John Healey: The possibility of increased revenue to the Treasury has not been a motivator in the design and framing of the deregulation proposals. Beyond that, I am not aware of any discussion within Government in which the possibility of substantial revenue gains to the Treasury forms a part of the consideration in how to design the deregulatory regime proposed in the draft Bill. The motivations for the legislation I think are quite clearly set out and I do not need to rehearse those. From the Treasury point of view, we strongly support what we would regard as sensible deregulation and we do so generally because it contributes to our broader objective, the Treasury and Government objective, of increasing the productivity and potentially the activity within the economy. So those are the motivations, and the potential for any increased tax revenue has not formed a part of that, though the potential for revenue risk and revenue loss to the Treasury will form a part of the work I now do.

Q387 Lord Mancroft: I think that is a very helpful answer. What assurances can you give that the right balance will be struck between securing revenue for the Exchequer whilst at the same time encouraging investment and innovation, which will be one of the keys to the success of this legislation?

John Healey: It will indeed be one of the keys to the success of the legislation and the design of any tax reform which may be aligned to it, Lord Mancroft. Clearly we have a responsibility to ensure that a fair contribution towards general exchequer revenues is made from the industry in the future, but clearly we also have a very strong concern in the Treasury to promote and see stronger economic growth in the UK, and striking the right balance will be one of the central decisions and judgments that we will need to make.

Q388 Jeff Ennis: Taxes on gambling are often seen as regressive. Do you have concerns that increasing the opportunities to gamble will effectively be increasing a regressive tax?

John Healey: The principle that underpins the regulation of course and therefore the general Government approach to this is that adults generally have to take responsibility for what they do and are responsible for their actions, and one of the objectives of the deregulation is to increase the choice of these type of activities which may be available to people. I suppose my principal concern as a Treasury Minister is that the product that people chose to consume, the activities they choose to engage in, are fairly taxed, based on a belief that it is both fairer and a better balance if Government levies taxes on consumption as well as income, and that it is a better balance more likely to put in place a regime which properly gives incentives to work, to save and also to invest.

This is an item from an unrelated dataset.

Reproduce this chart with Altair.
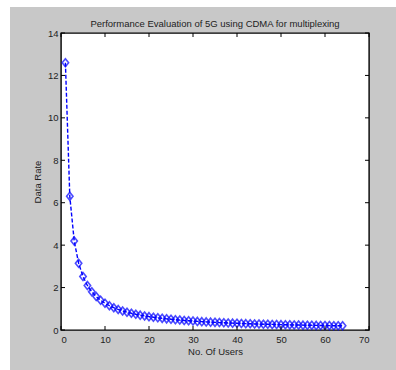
import altair as alt
import pandas as pd

users = list(range(1, 65))
data_rate = [12.6, 6.3, 4.2, 3.15, 2.52, 2.1, 1.8, 1.575, 1.4, 1.26,
             1.145, 1.05, 0.969, 0.9, 0.84, 0.788, 0.741, 0.7, 0.663, 0.63,
             0.6, 0.573, 0.548, 0.525, 0.504, 0.485, 0.467, 0.45, 0.434, 0.42,
             0.406, 0.394, 0.382, 0.371, 0.36, 0.35, 0.341, 0.332, 0.323, 0.315,
             0.307, 0.3, 0.293, 0.286, 0.28, 0.274, 0.268, 0.263, 0.257, 0.252,
             0.247, 0.242, 0.238, 0.233, 0.229, 0.225, 0.221, 0.217, 0.214, 0.21,
             0.207, 0.203, 0.2, 0.197]
x_ticks = [0, 10, 20, 30, 40, 50, 60, 70]
y_ticks = [0, 2, 4, 6, 8, 10, 12, 14]

W, H = 308, 297
FONT = "Liberation Sans"
GRAY = "#c8c8c8"
BLUE = "#0000ff"

df = pd.DataFrame({"users": users, "rate": data_rate})
xt = pd.DataFrame({"t": x_ticks})
yt = pd.DataFrame({"t": y_ticks})

xscale = alt.Scale(domain=[0, 70], nice=False, zero=False)
yscale = alt.Scale(domain=[0, 14], nice=False, zero=False)

x_axis = alt.Axis(title="No. Of Users", values=x_ticks, tickSize=0, domain=False,
                  grid=False, labelFont=FONT, labelFontSize=9.5, labelColor="#222222",
                  labelPadding=4, titleFont=FONT, titleFontSize=9.5,
                  titleFontWeight="normal", titleColor="#222222", titlePadding=3)
y_axis = alt.Axis(title="Data Rate", values=y_ticks, tickSize=0, domain=False,
                  grid=False, labelFont=FONT, labelFontSize=9.5, labelColor="#222222",
                  labelPadding=3, titleFont=FONT, titleFontSize=9.5,
                  titleFontWeight="normal", titleColor="#222222", titlePadding=5)

one = pd.DataFrame({"a": [0]})
strip_left = alt.Chart(one).mark_rect(color="white").encode(
    x=alt.value(-61), x2=alt.value(-51), y=alt.value(-33), y2=alt.value(H + 40))
strip_top = alt.Chart(one).mark_rect(color="white").encode(
    x=alt.value(-61), x2=alt.value(W + 27), y=alt.value(-33), y2=alt.value(-26))

line = alt.Chart(df).mark_line(color=BLUE, strokeWidth=1.4, strokeDash=[4, 2]).encode(
    x=alt.X("users:Q", scale=xscale, axis=x_axis),
    y=alt.Y("rate:Q", scale=yscale, axis=y_axis),
)
pts = alt.Chart(df).mark_point(
    shape="M0,-1L0.8,0L0,1L-0.8,0Z", size=64, filled=False, color=BLUE, strokeWidth=1.6
).encode(
    x=alt.X("users:Q", scale=xscale, axis=x_axis),
    y=alt.Y("rate:Q", scale=yscale, axis=y_axis),
)

tick_len = 4
xb = alt.Chart(xt).mark_rule(color="black", strokeWidth=1).encode(
    x=alt.X("t:Q", scale=xscale, axis=x_axis), y=alt.value(H), y2=alt.value(H - tick_len))
xtp = alt.Chart(xt).mark_rule(color="black", strokeWidth=1).encode(
    x=alt.X("t:Q", scale=xscale, axis=x_axis), y=alt.value(0), y2=alt.value(tick_len))
yl = alt.Chart(yt).mark_rule(color="black", strokeWidth=1).encode(
    y=alt.Y("t:Q", scale=yscale, axis=y_axis), x=alt.value(0), x2=alt.value(tick_len))
yr = alt.Chart(yt).mark_rule(color="black", strokeWidth=1).encode(
    y=alt.Y("t:Q", scale=yscale, axis=y_axis), x=alt.value(W), x2=alt.value(W - tick_len))

chart = alt.layer(strip_left, strip_top, line, pts, xb, xtp, yl, yr).properties(
    width=W, height=H,
    title=alt.TitleParams("Performance Evaluation of 5G using CDMA for multiplexing",
                          font=FONT, fontSize=9.5, fontWeight="normal", color="#222222",
                          anchor="middle", frame="group", offset=0, dy=28),
    autosize=alt.AutoSizeParams(type="none"),
    padding={"left": 61, "top": 33, "right": 27, "bottom": 40},
    background=GRAY,
).configure_view(stroke="black", strokeWidth=1.4, fill="white")

chart.save("out.html", embed_options={"renderer": "svg", "actions": False})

On the concern you have about gambling duties being regressive, it is certainly true that gambling duties are one of the more regressive taxation regimes - although not as regressive as tobacco for instance - but I think probably I would suggest a sense of perspective here. It is generally thought people are by and large not spending a great deal on gambling activities. If you look at the statistics, households on average in this country spend £3.70 a week on gambling activities, £2.50 of which is with the Lottery. So that gives me really some grounds for not worrying too much about that as a problem. I would worry much more if we were not able to put in place across the rest of the taxation system the sort of provision we, for instance, have for zero-rated VAT on food and children's clothes, essentials which people do need, and if the taxation rates are too high are indeed seriously regressive, particularly when attached to essentials rather than if you like discretionary activities which clearly gambling falls into.

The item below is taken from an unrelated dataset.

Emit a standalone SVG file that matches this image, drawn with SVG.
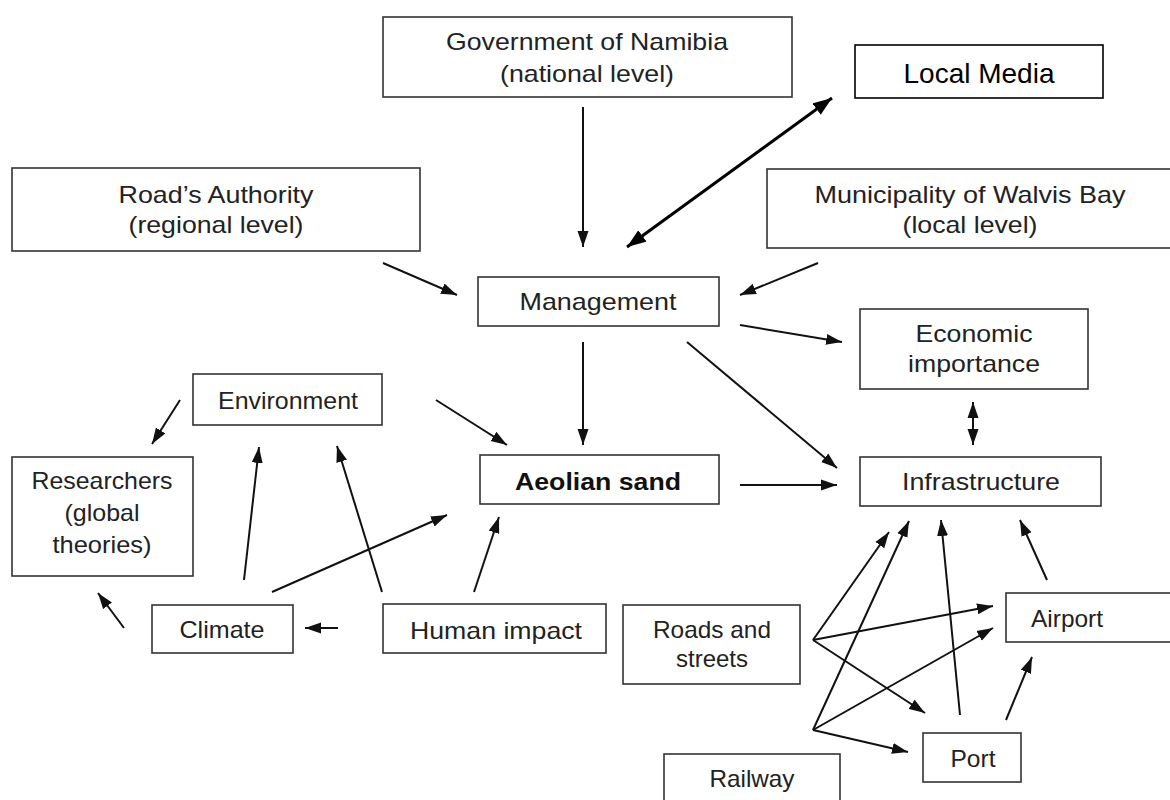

Q389 Jeff Ennis: Generally speaking, there is broad all-party support for this over-arching Gambling Bill which will be welcomed when the gambling legislation comes in. Are you concerned at the fact that the potential expansion into gambling appears to be more industry-led, shall we say, than demand-led? Is that a concern for you as a taxation minister?

John Healey: No. I would expect the industry to be leading the arguments in the current context, number one. Number two, the industry would expect me to treat those with close scrutiny. Number three, some of the reforms we have put in place to individual silo regimes if you like in the gambling field have liberated and encouraged individual demand rather than simply an expansion of supply. Clearly the impact of the reform of betting duty has had that effect. I expect the reform of bingo duty to have a similar effect. So I think we can see some important demand drivers in this field, not just the interests of the producers and suppliers.

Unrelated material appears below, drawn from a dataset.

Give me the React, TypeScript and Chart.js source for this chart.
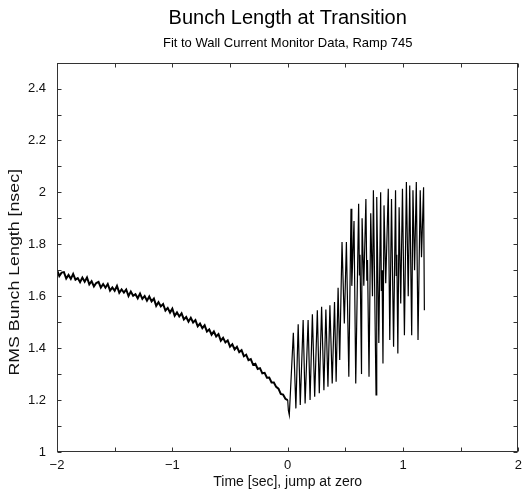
import React, { useEffect, useRef } from "react";
import { Chart, registerables } from "chart.js";

Chart.register(...registerables);

const FONT = '"Liberation Sans", Arial, Helvetica, sans-serif';

const titleText = "Bunch Length at Transition";
const subtitleText = "Fit to Wall Current Monitor Data, Ramp 745";
const xTitle = "Time [sec], jump at zero";
const yTitle = "RMS Bunch Length [nsec]";

const xMin = -2;
const xMax = 2;
const xStep = 0.5;
const yMin = 1;
const yMax = 2.5;
const yStep = 0.1;
const xLabelTicks = [-2, -1, 0, 1, 2];
const yLabelTicks = [1, 1.2, 1.4, 1.6, 1.8, 2, 2.2, 2.4];

// Before transition: samples every 0.02 s starting at -2 s
const preStart = -2;
const preStep = 0.02;
const preValues = [
  1.702, 1.678, 1.691, 1.693, 1.668, 1.682, 1.667, 1.686, 1.664, 1.670,
  1.654, 1.672, 1.656, 1.672, 1.646, 1.658, 1.638, 1.651, 1.655, 1.633,
  1.647, 1.633, 1.647, 1.622, 1.634, 1.621, 1.640, 1.613, 1.626, 1.614,
  1.626, 1.601, 1.618, 1.602, 1.608, 1.592, 1.610, 1.590, 1.601, 1.583,
  1.599, 1.580, 1.591, 1.563, 1.577, 1.561, 1.570, 1.545, 1.555, 1.537,
  1.552, 1.525, 1.538, 1.522, 1.534, 1.511, 1.520, 1.502, 1.517, 1.499,
  1.508, 1.484, 1.495, 1.477, 1.488, 1.464, 1.472, 1.452, 1.464, 1.445,
  1.454, 1.429, 1.440, 1.422, 1.430, 1.406, 1.415, 1.395, 1.405, 1.385,
  1.392, 1.369, 1.375, 1.354, 1.358, 1.336, 1.340, 1.320, 1.323, 1.303,
  1.305, 1.286, 1.287, 1.268, 1.268, 1.251, 1.244, 1.224, 1.221, 1.205,
  1.200,
];

// After transition: oscillation turning points
const postTimes = [
  0.006, 0.014, 0.049, 0.071, 0.091, 0.109, 0.134, 0.151, 0.177, 0.194,
  0.214, 0.234, 0.257, 0.274, 0.294, 0.314, 0.331, 0.349, 0.366, 0.386,
  0.406, 0.420, 0.437, 0.451, 0.471, 0.491, 0.509, 0.530, 0.549, 0.556,
  0.562, 0.575, 0.590, 0.615, 0.622, 0.627, 0.640, 0.645, 0.660, 0.678,
  0.686, 0.692, 0.705, 0.720, 0.735, 0.743, 0.766, 0.772, 0.790, 0.806,
  0.812, 0.818, 0.826, 0.835, 0.850, 0.872, 0.885, 0.900, 0.918, 0.935,
  0.941, 0.946, 0.955, 0.966, 0.980, 0.995, 1.012, 1.029, 1.045, 1.058,
  1.075, 1.086, 1.100, 1.115, 1.130, 1.149, 1.160, 1.178, 1.185,
];
const postValues = [
  1.160, 1.142, 1.459, 1.168, 1.492, 1.181, 1.508, 1.187, 1.508, 1.200,
  1.531, 1.213, 1.546, 1.226, 1.559, 1.238, 1.549, 1.251, 1.565, 1.264,
  1.578, 1.271, 1.633, 1.354, 1.809, 1.495, 1.809, 1.290, 1.937, 1.640,
  1.720, 1.890, 1.264, 1.956, 1.680, 1.760, 1.300, 1.900, 1.640, 1.975,
  1.660, 1.740, 1.290, 1.920, 1.600, 2.008, 1.220, 1.982, 1.420, 2.001,
  1.620, 1.700, 1.341, 1.950, 1.650, 2.014, 1.431, 1.975, 1.405, 2.008,
  1.680, 1.760, 1.379, 1.943, 1.572, 2.014, 1.450, 2.040, 1.600, 2.027,
  1.450, 2.008, 1.700, 2.040, 1.431, 2.008, 1.750, 2.020, 1.546,
];

const fmtNum = (v: number) => {
  const s = String(Number(v.toFixed(2)));
  return v < 0 ? "\u2212" + s.slice(1) : s;
};

const frameTicks = {
  id: "frameTicks",
  afterDraw(chart: any) {
    const { ctx, chartArea, scales } = chart;
    const x = scales.x;
    const y = scales.y;
    const L = Math.round(chartArea.left) + 0.5;
    const R = Math.round(chartArea.right) - 0.5;
    const T = Math.round(chartArea.top) + 0.5;
    const B = Math.round(chartArea.bottom) - 0.5;
    const len = 4;
    ctx.save();
    ctx.strokeStyle = "#333";
    ctx.lineWidth = 1;
    ctx.strokeRect(L, T, R - L, B - T);
    ctx.beginPath();
    x.ticks.forEach((t: any) => {
      const px = Math.round(x.getPixelForValue(t.value)) + 0.5;
      ctx.moveTo(px, B);
      ctx.lineTo(px, B - len);
      ctx.moveTo(px, T);
      ctx.lineTo(px, T + len);
    });
    y.ticks.forEach((t: any) => {
      const py = Math.round(y.getPixelForValue(t.value)) + 0.5;
      ctx.moveTo(L, py);
      ctx.lineTo(L + len, py);
      ctx.moveTo(R, py);
      ctx.lineTo(R - len, py);
    });
    ctx.stroke();

    // vertical axis title (stretched along its length like the original)
    ctx.fillStyle = "#111";
    ctx.font = `14px ${FONT}`;
    ctx.textAlign = "center";
    ctx.textBaseline = "middle";
    ctx.translate(15, (chartArea.top + chartArea.bottom) / 2 + 15);
    ctx.rotate(-Math.PI / 2);
    ctx.scale(1.27, 1);
    ctx.fillText(yTitle, 0, 0);
    ctx.restore();
  },
};

export default function App() {
  const ref = useRef<HTMLCanvasElement | null>(null);

  useEffect(() => {
    if (!ref.current) return;
    const pts: { x: number; y: number }[] = [];
    preValues.forEach((v, i) => pts.push({ x: preStart + i * preStep, y: v }));
    postTimes.forEach((t, i) => pts.push({ x: t, y: postValues[i] }));

    const chart = new Chart(ref.current, {
      type: "line",
      data: {
        datasets: [
          {
            data: pts,
            borderColor: "#000",
            borderWidth: 1.2,
            pointRadius: 0,
            tension: 0,
            fill: false,
            segment: {
              borderWidth: (c: any) => (c.p1.parsed.x <= 0 ? 2 : 1.2),
            },
          },
        ],
      },
      options: {
        responsive: false,
        animation: false,
        layout: { padding: { left: 0, right: 5, top: 0, bottom: 0 } },
        plugins: {
          legend: { display: false },
          tooltip: { enabled: false },
          title: {
            display: true,
            fullSize: false,
            text: titleText,
            color: "#000",
            font: { family: FONT, size: 20, weight: "normal" },
            padding: { top: 6, bottom: 3 },
          },
          subtitle: {
            display: true,
            fullSize: false,
            text: subtitleText,
            color: "#000",
            font: { family: FONT, size: 13, weight: "normal" },
            padding: { top: 3, bottom: 11 },
          },
        },
        scales: {
          x: {
            type: "linear",
            min: xMin,
            max: xMax,
            grid: { display: false, drawTicks: false },
            border: { display: false },
            afterFit: (s: any) => {
              s.height = 41;
            },
            ticks: {
              stepSize: xStep,
              autoSkip: false,
              maxRotation: 0,
              padding: 6,
              color: "#111",
              font: { family: FONT, size: 13 },
              callback: (v: any) => {
                const n = Number(v);
                return xLabelTicks.some((t) => Math.abs(t - n) < 1e-6) ? fmtNum(n) : "";
              },
            },
            title: {
              display: true,
              text: xTitle,
              color: "#111",
              font: { family: FONT, size: 14 },
              padding: { top: 0, bottom: 2 },
            },
          },
          y: {
            type: "linear",
            min: yMin,
            max: yMax,
            grid: { display: false, drawTicks: false },
            border: { display: false },
            afterFit: (s: any) => {
              s.width = 57;
            },
            ticks: {
              stepSize: yStep,
              autoSkip: false,
              padding: 11,
              color: "#111",
              font: { family: FONT, size: 13 },
              callback: (v: any) => {
                const n = Number(v);
                return yLabelTicks.some((t) => Math.abs(t - n) < 1e-6) ? fmtNum(n) : "";
              },
            },
            title: { display: false },
          },
        },
      },
      plugins: [frameTicks],
    });
    return () => chart.destroy();
  }, []);

  return (
    <div style={{ position: "fixed", left: 0, top: 0, width: 528, height: 493, background: "#fff" }}>
      <canvas ref={ref} width={528} height={493} />
    </div>
  );
}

Q390 Lord Faulkner of Worcester: I wonder if I could take issue with your first reply to Jeff Ennis about the regressive nature of gambling and just share an anecdote with you; more than an anecdote, an experience? I was in Australia in October and I was taken around a large number of gambling outlets in Melbourne and Adelaide and what distinguishes the Australian scene from Britain is the enormous proliferation of what are called clubs and hotels which are populated with poker machines. These are located almost exclusively in the working class areas of those cities and they appeal to people who do not have a lot of money, people who receive benefits, and they are very close quite often to the places where benefits are paid out, and they get their benefits from the equivalent of post offices and they go into the bars and play on these machines. I tackled somebody there who was a university professor and said, "Aren't you worried about the incidence of gambling in your state?" and he said, "I'm not worried about it, because the gambling pays for things I like to do and if we did not have the gambling I would have to pay more taxation." I found that a very hard attitude to understand. What I am concerned about with your first reply to Jeff Ennis is that you would appear to be sanctioning that sort of approach where the complete freedom for adults to gamble is paramount and the social considerations of who is doing the gambling and the effect the gambling is having on people seem to come second. I am sure I am misrepresenting you, but I would like to give you an opportunity to correct that.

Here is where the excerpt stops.